What's with my crazy similes and metaphors anyway? Really, this is nothing more than a classic example of blogging about blogging. What makes things worse, why I feel even more ridiculous, is the fact that I just wrote about two paragraphs and lost them because I went to a new web site in the same window. I've just spent the last ten minutes or so trying to rewrite what I had already written, and for some reason it doesn't sound nearly as good as it had before. That's frustrating. All a part of what I was talking about. Now that happened and my feelings have changed.
Oh man. I need a vacation. Luckily, I'm getting one. Pretty much starting now. But I'm tired and still stressed about school and work and school and relationships. I never intended this to be a journal. But it has kind of replaced my journal, which was updated infrequently anyway. There's probably only a couple people at best who read this, one of them likely being myself. My feelings have gotten in the way of my art.
But I still want to say something interesting. And something interesting happened today. I have a quote that I heard from an astronomer today:
"In the beginning there was hydrogen and helium."

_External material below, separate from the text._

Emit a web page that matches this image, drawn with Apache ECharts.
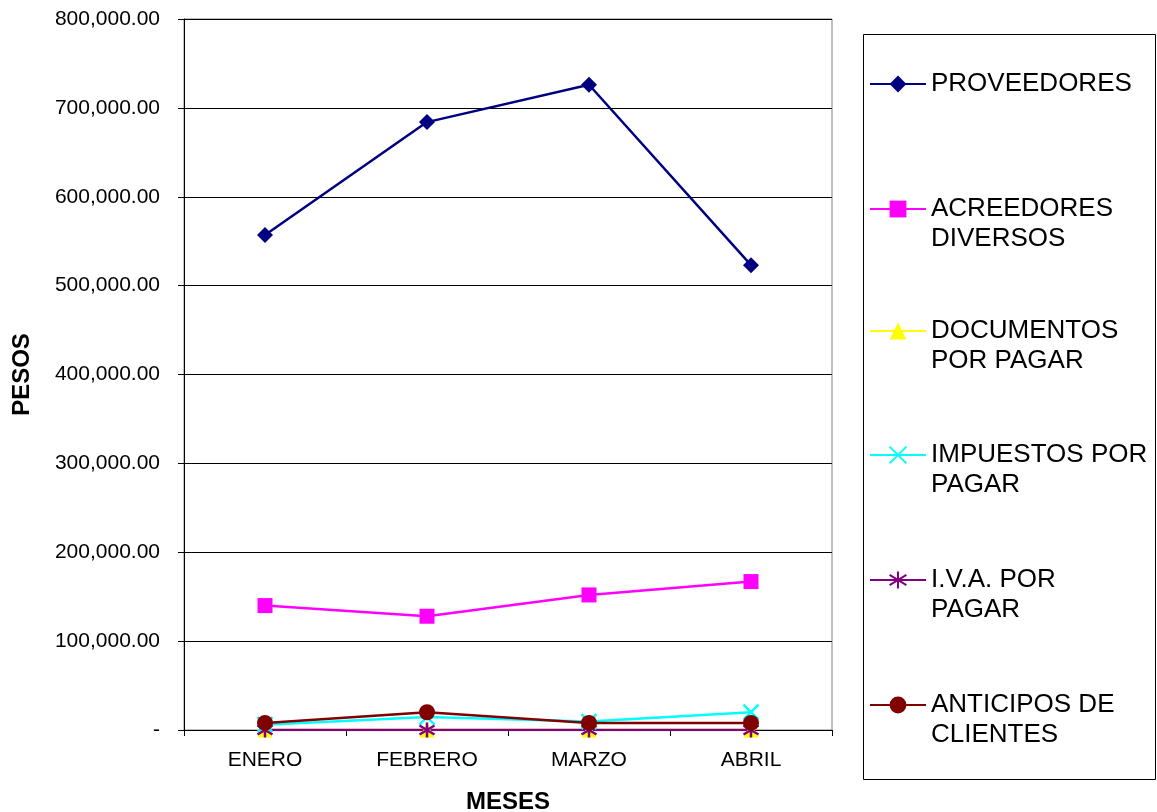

Wow! The way he said it was not Biblical or profound. I don't even think he realized then how ironically funny this sounded, at least to someone like me. Whenever I hear a sentence start with "In the beginning..." my mind is confronted with unfathomability and religious theology. It makes me want to insert some deductive reasoning and begin a Third Testament:
"God is hydrogen and helium."
But then I would have to accuse myself of heresy and get some friends to burn me at the stake. And that would be awkward. Then later today, I read the opening of a William Faulkner story:
"At first there was nothing."
Granted, it's easy to take a sentence out of context, and I need to read the continuing 23 pages of the story. But I'm pretty sure there was an intentional religious allusion on the part of the author. It's hard for us humans to understand the beginning. We're not supposed to understand it. We don't remember being born. There might as well have been nothing before our existence, because what is the purpose of anything but for our own interaction with it?
There was always God. Weird. And there was not always us, but there always will be? Eternity. Weird. My life feels volatile and changing. God is changeless. Will my life always be an unstable liquid? Especially if my life never ends. Unfathomability. God is hydrogen and helium? People should not talk to me, in spoken or written word. I've heard enough for a lifetime to play around with and figure out. Give me 2,000 years to order everything I have observed thus far. Check up on me. Maybe then I will be ready for more. Or just give me five minutes and maybe I'll forget it all.